BEGIN

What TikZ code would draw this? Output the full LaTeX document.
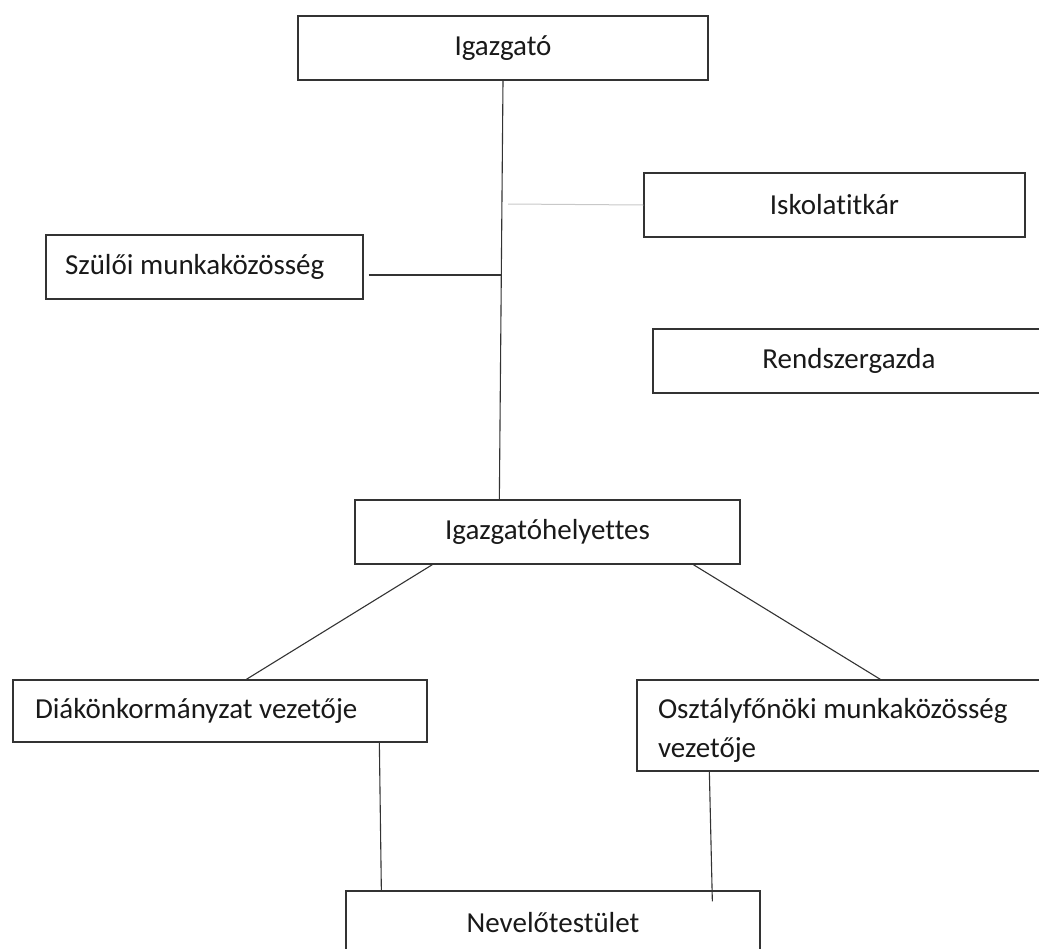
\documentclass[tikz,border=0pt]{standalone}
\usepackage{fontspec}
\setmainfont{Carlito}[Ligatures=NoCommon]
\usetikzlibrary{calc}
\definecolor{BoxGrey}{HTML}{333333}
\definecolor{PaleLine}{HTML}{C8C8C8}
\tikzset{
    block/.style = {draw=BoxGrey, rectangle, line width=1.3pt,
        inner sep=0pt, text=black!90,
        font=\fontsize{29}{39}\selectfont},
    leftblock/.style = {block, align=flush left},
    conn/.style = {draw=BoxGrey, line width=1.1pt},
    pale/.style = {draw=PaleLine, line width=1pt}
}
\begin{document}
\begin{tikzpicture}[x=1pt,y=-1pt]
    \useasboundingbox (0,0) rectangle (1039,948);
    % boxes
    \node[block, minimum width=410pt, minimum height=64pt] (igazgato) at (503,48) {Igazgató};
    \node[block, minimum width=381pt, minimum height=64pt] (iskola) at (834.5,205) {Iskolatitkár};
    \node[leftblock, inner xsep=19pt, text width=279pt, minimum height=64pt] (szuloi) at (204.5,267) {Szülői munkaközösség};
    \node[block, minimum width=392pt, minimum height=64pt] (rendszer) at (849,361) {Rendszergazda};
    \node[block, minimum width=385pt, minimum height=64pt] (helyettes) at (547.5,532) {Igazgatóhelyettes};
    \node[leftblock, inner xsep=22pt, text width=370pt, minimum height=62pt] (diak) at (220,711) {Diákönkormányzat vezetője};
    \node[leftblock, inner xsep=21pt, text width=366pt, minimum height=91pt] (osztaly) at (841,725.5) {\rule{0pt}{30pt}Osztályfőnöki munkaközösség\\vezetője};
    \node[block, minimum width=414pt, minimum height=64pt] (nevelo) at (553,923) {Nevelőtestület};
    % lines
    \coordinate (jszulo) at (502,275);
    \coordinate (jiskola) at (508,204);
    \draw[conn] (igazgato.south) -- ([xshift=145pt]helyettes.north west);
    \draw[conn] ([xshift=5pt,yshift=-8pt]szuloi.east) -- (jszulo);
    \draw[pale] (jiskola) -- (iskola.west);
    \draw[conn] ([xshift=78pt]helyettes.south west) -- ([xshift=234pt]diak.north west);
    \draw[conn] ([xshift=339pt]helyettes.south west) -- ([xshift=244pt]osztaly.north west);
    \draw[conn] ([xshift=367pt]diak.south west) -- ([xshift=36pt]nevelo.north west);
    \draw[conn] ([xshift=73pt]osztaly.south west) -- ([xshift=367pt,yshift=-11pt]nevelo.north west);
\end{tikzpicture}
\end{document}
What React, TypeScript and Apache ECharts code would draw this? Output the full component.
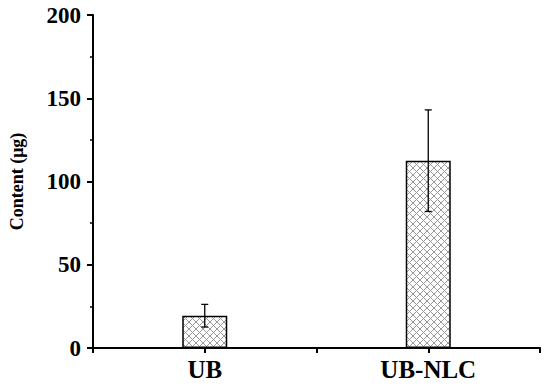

END

> Exercise
Each line that has the word "would" should be copied.

> Solution
What TikZ code would draw this? Output the full LaTeX document.
What React, TypeScript and Apache ECharts code would draw this? Output the full component.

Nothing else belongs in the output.